|Bonnie and Sarah Gemmell are the mother-daughter team behind Spicer Bags. They are shown here in their manufacturing facility at the American Industrial Center in Dogpatch. Their new retail store is opening at street level in the complex.
We enjoy the bars and restaurants in our vibrant neighborhood but boy it sure would be great to have a place where one could pick up a gift bag for that bottle of wine from Dogpatch Wineworks or a last minute birthday card or hostess gift. We already knew that the flaky goodies from Neighbor Bakehouse would finally have a permanent home in one of the four new spaces but we were excited to find that a current tenant of the AIC would be expanding into one of the storefronts and that this tenant would offer a line of retail products.
Spicer Bags will officially open at 2341 3rd Street on Saturday, December 6 -- just in time for the annual Dogpatch Warehouse Sale. The new shop will be called Spicer on 3rd and will carry not only the company's line of totes and bags that have been long been cult favorites, but also a selection of curated items such as ceramics, furniture, gift bags and paper products. And like their bags, all the products are from companies that manufacture in the U.S.

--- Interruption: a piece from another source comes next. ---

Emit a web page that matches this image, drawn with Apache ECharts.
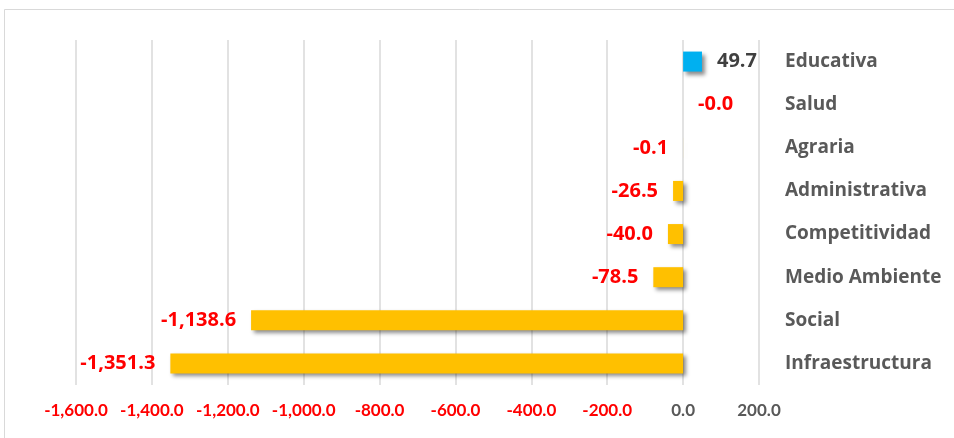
<!DOCTYPE html>
<html>
<head>
<meta charset="utf-8">
<script src="https://cdn.jsdelivr.net/npm/echarts@6/dist/echarts.min.js"></script>
<style>
  html, body { margin: 0; padding: 0; background: #fff; }
  #chart { width: 954px; height: 438px; }
</style>
</head>
<body>
<div id="chart"></div>
<script>
var categories = ["Infraestructura", "Social", "Medio Ambiente", "Competitividad", "Administrativa", "Agraria", "Salud", "Educativa"];
var values = [-1351.3, -1138.6, -78.5, -40.0, -26.5, -0.1, -0.01, 49.7];
var xTicks = { min: -1600, max: 200, step: 200 };

var RED = "#FF0000";
var GRAY = "#595959";
var FONT = "Open Sans";

var fmt = function(v) {
    return v.toLocaleString("en-US", { minimumFractionDigits: 1, maximumFractionDigits: 1 });
};

var barData = values.map(function(v, i) {
    var neg = v < 0;
    var item = {
        value: v,
        itemStyle: { color: neg ? "#FFC000" : "#00B0F0" },
        label: {
            position: neg ? "left" : "right",
            color: neg ? RED : "#404040"
        }
    };
    // Salud label sits on the right of zero in the original
    if (categories[i] == "Salud") {
        item.label.position = "right";
    }
    return item;
});

var chart = echarts.init(document.getElementById("chart"));

var option = {
    animation: false,
    backgroundColor: "#fff",
    graphic: [{
        type: "rect",
        shape: { x: 4.5, y: 9.5, width: 960, height: 440 },
        style: { fill: "none", stroke: "#d9d9d9", lineWidth: 1 },
        silent: true
    }],
    grid: { left: 76, right: 195, top: 40, bottom: 53 },
    xAxis: {
        type: "value",
        min: xTicks.min,
        max: xTicks.max,
        interval: xTicks.step,
        axisLine: { show: false },
        axisTick: { show: false },
        splitLine: { lineStyle: { color: "#d9d9d9", width: 1.5 } },
        axisLabel: {
            margin: 17,
            fontFamily: "Lato",
            fontWeight: "bold",
            fontSize: 17,
            formatter: function(v) { return fmt(v); },
            color: function(v) { return Number(v) < 0 ? RED : GRAY; }
        }
    },
    yAxis: {
        type: "category",
        data: categories,
        position: "right",
        axisLine: { show: false },
        axisTick: { show: false },
        splitLine: { show: false },
        axisLabel: {
            margin: 26,
            align: "left",
            fontFamily: FONT,
            fontWeight: "bold",
            fontSize: 19,
            color: GRAY
        }
    },
    series: [{
        type: "bar",
        data: barData,
        barWidth: 20,
        itemStyle: {
            shadowColor: "rgba(0,0,0,0.45)",
            shadowBlur: 4,
            shadowOffsetX: 3,
            shadowOffsetY: 3
        },
        label: {
            show: true,
            distance: 15,
            fontFamily: FONT,
            fontWeight: "bold",
            fontSize: 20,
            formatter: function(p) { return fmt(p.value); }
        }
    }]
};

chart.setOption(option);
</script>
</body>
</html>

Although Spicer Bags has been around for more than 14 years, the shop on 3rd is a new beginning of sorts for the company and for the new owners, Bonnie and Sarah Gemmell, the mother and daughter who bought the company in 2013 from the founder and designer of the company -- the late Sally Spicer Rankine.
|Some of the products from Spicer Bags made from innovative materials like cork. All are made in the Dogpatch neighborhood in San Francisco, CA.
We met with Bonnie and Sarah in their studio on the second floor of the AIC -- almost directly above their new storefront. In contrast to the yet to be filled storefront, their studio space was packed to the ceiling with textiles and manufacturing equipment. Sarah is the COO and is in charge of all operations and the constant trouble shooting that occurs in a small business with lots of moving pieces. Bonnie brings her many years of retail, catalog and small business expertise to Spicer Bags as the CEO.
Why do you do what you do?
We both have a love of well-designed products. And we are long time entrepreneurs and supporters of products that are manufactured in the U.S. In 2012 we found out through a mutual friend of Sally Spicer that Sally was being forced to shut down Sally Spicer Bags because of her health issues. It made us so sad that after all her hard work she was facing the loss of her business and the legacy that she had been building for her son. We were amazed that with very little marketing effort she had build an incredible fan base for her bags.
We were both looking for our next project and we weren't afraid of the challenge. We knew we had to buy the business to keep it going. We were ready to take on the challenge of not only keeping Sally Spicer Bags open for business, but also the challenge of expanding the core business and looking into new marketing opportunities.
We had lots of marketing experience but absolutely no manufacturing experience! But we jumped in and although we kept the best sellers, we tightened the offerings and redesigned the bags where needed. We have assured our existing customers that if a favorite bag is no longer offered on our website, we can still make it for them if they request it. We also added a cork line that has a very modern feel to it.
When customers started showing up at our manufacturing space requesting to buy the bags here, we realized we might have an opportunity to keep a retail space busy. We starting pestering the AIC folks about what might happen with the retail space they had been talking about building out. They agreed to build one out for us.
We go to a lot of trade shows and had discovered some amazing people who were designing and manufacturing great products in the U.S. We always said if we had a retail space we already knew what products we would want to sell. We decided that the retail space would sell not only our bags, but also a curated selection of these products we had discovered. Some of the products we will have include easy to open water bottles manufactured from recycled aluminum cans from Liberty Bottleworks, a furniture company located in the Outer Richmond called Anzfer Farms, ceramics from Portland-based Pigeon Toe Ceramics and many more fun products including dog collars and leashes!
We will now have two businesses that each have their own website -- Spicer Bags and Spicer on 3rd. We like that if all goes well we could possibly open other Spicer retail locations in other areas. We will continue to offer Spicer Bags through other retail outlets as well as through the Spicer Bags website. We have two employees and hope to add one more to staff Spicer on 3rd.
Well, Spicer Bags was of course already manufacturing in the neighborhood when we bought the business. And the two employees who worked with Sally stayed with us and were comfortable with the neighborhood. We didn't see any need to make a location change. And we loved the vibe of the neighborhood. It felt like so much was happening here and was only going to get busier. We are always discovering something new. We want to be part of that growth.
What would you be doing if you weren't doing this?
Bonnie -- I would be an organic farmer! I grew up on a farm in Ohio and I love my tomatoes!
Sarah -- as the "nerd" in the family I've always been drawn towards product technology -- the user interface design part. I would probably be working in a technology company that was developing the next great App!
Bonnie and Sarah: "and this is why we work well together"!